→ EXERCISE GOAL
Print the material below exactly as it stands, please, from its first line to the line holding "0.30, 0.25, 0.20, 0.20, 0.20, 0.20]", with no pictures.

→ RAW DATA
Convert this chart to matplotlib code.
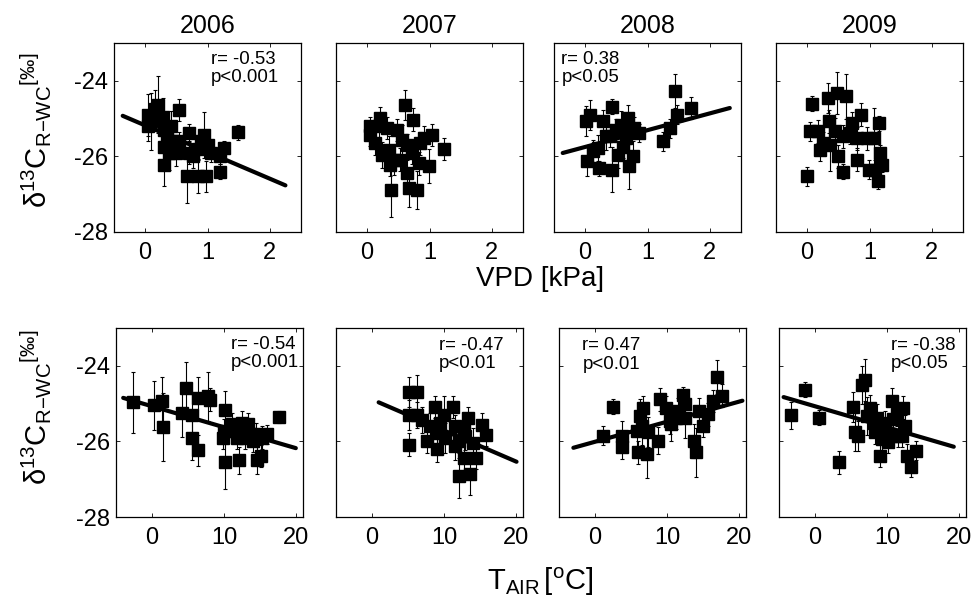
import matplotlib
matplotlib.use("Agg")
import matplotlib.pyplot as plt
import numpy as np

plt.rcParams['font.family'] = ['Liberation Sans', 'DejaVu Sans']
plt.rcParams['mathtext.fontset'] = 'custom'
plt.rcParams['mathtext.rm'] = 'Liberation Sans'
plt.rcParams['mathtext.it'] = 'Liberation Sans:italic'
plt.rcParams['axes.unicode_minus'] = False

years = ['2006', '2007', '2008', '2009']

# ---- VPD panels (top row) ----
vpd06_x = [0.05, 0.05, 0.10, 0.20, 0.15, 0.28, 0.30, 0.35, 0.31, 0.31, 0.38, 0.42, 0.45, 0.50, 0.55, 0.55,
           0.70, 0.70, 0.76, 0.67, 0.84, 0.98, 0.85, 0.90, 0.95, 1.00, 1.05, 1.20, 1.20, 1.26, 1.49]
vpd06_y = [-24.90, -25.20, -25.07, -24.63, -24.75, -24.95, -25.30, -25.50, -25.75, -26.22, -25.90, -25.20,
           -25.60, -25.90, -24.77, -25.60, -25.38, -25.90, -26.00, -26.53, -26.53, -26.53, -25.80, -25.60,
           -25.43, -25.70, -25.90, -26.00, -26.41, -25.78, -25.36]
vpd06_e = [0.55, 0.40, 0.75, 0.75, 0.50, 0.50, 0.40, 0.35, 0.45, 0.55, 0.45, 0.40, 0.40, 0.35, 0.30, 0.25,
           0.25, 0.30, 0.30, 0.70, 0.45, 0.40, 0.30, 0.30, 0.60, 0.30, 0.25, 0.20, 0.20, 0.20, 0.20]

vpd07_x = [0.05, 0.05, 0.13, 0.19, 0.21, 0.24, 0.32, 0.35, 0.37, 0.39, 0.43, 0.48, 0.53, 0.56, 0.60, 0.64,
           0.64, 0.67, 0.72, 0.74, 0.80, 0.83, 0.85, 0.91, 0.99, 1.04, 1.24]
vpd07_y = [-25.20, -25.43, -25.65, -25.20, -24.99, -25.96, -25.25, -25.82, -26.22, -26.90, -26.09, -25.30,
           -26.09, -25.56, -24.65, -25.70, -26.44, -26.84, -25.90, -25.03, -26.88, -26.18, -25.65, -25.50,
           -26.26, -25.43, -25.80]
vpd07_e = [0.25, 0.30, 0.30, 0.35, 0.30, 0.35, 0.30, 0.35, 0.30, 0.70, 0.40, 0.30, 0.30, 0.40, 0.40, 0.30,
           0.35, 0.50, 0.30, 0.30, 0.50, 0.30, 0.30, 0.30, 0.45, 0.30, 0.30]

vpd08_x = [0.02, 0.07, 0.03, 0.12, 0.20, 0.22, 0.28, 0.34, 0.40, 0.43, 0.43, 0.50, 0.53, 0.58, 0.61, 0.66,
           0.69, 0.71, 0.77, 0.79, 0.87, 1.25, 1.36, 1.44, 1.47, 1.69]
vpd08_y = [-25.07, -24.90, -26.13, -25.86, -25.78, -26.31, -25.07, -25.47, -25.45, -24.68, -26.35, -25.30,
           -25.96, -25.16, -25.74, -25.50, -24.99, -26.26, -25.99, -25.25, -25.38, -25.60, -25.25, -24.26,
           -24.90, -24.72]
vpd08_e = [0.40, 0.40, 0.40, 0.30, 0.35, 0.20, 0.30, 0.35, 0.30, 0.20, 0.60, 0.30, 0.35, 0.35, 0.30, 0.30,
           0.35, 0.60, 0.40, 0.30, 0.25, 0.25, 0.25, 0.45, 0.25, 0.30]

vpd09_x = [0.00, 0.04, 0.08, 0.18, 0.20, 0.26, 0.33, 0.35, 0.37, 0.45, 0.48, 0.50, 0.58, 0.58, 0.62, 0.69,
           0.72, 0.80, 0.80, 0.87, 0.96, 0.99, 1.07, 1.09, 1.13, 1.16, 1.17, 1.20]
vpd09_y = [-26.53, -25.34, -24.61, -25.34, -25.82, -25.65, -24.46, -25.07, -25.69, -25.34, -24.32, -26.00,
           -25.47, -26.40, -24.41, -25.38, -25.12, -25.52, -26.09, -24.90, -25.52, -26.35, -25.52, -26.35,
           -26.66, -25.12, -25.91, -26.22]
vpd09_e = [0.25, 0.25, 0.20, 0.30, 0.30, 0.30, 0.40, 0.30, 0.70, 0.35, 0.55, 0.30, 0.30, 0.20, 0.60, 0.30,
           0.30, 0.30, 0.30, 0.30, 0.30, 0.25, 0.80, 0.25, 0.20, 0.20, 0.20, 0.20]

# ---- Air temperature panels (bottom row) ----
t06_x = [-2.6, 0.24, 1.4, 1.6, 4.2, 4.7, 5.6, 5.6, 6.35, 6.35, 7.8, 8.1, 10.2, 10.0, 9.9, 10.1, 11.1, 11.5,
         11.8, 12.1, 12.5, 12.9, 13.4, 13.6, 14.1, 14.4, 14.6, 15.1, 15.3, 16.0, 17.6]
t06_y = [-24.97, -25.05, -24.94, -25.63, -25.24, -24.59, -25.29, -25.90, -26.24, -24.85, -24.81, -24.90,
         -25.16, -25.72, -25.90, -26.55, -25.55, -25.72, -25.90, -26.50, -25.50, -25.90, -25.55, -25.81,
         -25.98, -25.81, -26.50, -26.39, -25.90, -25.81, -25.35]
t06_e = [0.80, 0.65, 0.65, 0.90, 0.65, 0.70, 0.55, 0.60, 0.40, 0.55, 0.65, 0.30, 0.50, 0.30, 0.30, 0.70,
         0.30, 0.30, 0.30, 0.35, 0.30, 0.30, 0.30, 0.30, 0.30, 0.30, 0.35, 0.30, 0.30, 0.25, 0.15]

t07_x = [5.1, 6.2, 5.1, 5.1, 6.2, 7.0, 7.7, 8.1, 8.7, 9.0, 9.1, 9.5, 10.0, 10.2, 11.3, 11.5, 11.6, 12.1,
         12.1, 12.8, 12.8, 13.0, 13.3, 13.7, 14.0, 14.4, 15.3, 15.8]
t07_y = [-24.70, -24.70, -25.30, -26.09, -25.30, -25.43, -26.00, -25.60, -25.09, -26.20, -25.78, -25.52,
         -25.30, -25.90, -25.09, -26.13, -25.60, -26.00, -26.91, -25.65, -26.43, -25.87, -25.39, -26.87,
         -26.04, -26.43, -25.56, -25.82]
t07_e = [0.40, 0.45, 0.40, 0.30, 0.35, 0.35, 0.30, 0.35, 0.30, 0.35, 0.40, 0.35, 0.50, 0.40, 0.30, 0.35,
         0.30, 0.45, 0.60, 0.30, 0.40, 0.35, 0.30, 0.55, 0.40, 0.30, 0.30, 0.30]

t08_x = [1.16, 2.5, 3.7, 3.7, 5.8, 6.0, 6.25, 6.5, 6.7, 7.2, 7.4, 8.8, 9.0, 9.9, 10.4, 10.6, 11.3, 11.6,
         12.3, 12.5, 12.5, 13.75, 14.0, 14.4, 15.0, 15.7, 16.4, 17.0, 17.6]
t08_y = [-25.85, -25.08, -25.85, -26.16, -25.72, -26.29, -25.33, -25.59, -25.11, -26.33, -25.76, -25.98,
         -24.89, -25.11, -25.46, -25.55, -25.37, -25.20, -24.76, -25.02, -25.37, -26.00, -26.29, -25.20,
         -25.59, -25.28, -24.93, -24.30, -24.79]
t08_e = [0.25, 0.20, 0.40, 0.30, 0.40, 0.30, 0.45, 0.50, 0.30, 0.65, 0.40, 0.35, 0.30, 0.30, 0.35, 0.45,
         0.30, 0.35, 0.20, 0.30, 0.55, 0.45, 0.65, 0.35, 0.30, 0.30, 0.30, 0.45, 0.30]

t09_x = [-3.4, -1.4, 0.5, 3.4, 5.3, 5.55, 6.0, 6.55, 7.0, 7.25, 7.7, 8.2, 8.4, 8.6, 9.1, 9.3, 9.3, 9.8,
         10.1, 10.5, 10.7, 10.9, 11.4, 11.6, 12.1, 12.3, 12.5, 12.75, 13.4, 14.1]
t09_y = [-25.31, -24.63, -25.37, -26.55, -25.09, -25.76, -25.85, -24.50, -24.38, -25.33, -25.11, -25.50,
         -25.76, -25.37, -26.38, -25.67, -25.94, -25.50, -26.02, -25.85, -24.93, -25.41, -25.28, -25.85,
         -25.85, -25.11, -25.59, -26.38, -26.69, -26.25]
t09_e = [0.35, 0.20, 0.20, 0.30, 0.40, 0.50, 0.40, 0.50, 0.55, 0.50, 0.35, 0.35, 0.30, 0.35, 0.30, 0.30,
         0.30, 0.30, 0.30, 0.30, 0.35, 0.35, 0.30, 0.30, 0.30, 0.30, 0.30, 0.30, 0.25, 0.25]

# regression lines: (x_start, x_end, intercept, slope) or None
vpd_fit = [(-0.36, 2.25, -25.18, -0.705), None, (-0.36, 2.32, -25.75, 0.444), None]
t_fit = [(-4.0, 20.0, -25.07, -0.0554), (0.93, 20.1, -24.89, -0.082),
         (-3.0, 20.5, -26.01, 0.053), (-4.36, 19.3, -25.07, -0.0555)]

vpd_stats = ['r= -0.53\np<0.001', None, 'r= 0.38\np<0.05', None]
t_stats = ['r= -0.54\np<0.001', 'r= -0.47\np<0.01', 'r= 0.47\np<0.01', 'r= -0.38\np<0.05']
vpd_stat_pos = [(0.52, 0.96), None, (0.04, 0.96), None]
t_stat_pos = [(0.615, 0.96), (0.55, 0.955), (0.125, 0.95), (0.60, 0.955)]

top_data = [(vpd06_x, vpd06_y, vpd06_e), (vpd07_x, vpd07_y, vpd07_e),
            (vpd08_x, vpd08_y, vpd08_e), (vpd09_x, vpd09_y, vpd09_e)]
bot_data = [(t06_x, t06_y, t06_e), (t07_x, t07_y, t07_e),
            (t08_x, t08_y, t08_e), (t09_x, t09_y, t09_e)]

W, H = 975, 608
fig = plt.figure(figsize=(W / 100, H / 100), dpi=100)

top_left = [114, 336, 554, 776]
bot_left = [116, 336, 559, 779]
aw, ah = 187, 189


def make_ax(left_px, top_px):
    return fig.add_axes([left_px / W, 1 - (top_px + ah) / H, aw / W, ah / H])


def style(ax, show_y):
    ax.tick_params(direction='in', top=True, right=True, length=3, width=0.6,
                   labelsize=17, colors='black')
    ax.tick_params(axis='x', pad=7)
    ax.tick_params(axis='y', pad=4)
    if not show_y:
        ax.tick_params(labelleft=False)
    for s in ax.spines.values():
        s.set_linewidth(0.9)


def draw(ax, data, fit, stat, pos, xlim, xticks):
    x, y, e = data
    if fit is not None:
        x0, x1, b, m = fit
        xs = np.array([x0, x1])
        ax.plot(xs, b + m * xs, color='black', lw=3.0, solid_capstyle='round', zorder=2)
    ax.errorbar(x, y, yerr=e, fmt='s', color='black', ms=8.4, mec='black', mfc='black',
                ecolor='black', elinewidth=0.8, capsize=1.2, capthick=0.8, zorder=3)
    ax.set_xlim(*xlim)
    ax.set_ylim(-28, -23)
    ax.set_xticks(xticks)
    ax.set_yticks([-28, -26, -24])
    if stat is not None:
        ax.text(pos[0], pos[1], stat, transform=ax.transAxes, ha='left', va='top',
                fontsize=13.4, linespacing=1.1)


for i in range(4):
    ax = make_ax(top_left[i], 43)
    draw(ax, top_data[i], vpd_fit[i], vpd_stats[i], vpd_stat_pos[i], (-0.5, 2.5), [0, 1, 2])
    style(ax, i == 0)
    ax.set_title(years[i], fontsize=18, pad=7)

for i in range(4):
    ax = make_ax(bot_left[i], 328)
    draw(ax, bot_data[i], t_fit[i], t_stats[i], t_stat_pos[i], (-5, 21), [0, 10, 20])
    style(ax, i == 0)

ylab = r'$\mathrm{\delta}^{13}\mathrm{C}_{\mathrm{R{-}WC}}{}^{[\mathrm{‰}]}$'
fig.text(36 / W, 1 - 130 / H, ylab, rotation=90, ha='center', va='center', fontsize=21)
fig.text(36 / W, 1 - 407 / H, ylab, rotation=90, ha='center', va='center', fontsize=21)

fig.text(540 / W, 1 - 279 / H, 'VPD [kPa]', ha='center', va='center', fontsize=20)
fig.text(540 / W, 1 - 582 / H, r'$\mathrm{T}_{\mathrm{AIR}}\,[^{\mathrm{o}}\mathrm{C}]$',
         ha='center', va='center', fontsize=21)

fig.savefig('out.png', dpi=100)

→ REPLY TO THE TASK
Convert this chart to matplotlib code.
import matplotlib
matplotlib.use("Agg")
import matplotlib.pyplot as plt
import numpy as np

plt.rcParams['font.family'] = ['Liberation Sans', 'DejaVu Sans']
plt.rcParams['mathtext.fontset'] = 'custom'
plt.rcParams['mathtext.rm'] = 'Liberation Sans'
plt.rcParams['mathtext.it'] = 'Liberation Sans:italic'
plt.rcParams['axes.unicode_minus'] = False

years = ['2006', '2007', '2008', '2009']

# ---- VPD panels (top row) ----
vpd06_x = [0.05, 0.05, 0.10, 0.20, 0.15, 0.28, 0.30, 0.35, 0.31, 0.31, 0.38, 0.42, 0.45, 0.50, 0.55, 0.55,
           0.70, 0.70, 0.76, 0.67, 0.84, 0.98, 0.85, 0.90, 0.95, 1.00, 1.05, 1.20, 1.20, 1.26, 1.49]
vpd06_y = [-24.90, -25.20, -25.07, -24.63, -24.75, -24.95, -25.30, -25.50, -25.75, -26.22, -25.90, -25.20,
           -25.60, -25.90, -24.77, -25.60, -25.38, -25.90, -26.00, -26.53, -26.53, -26.53, -25.80, -25.60,
           -25.43, -25.70, -25.90, -26.00, -26.41, -25.78, -25.36]
vpd06_e = [0.55, 0.40, 0.75, 0.75, 0.50, 0.50, 0.40, 0.35, 0.45, 0.55, 0.45, 0.40, 0.40, 0.35, 0.30, 0.25,
           0.25, 0.30, 0.30, 0.70, 0.45, 0.40, 0.30, 0.30, 0.60, 0.30, 0.25, 0.20, 0.20, 0.20, 0.20]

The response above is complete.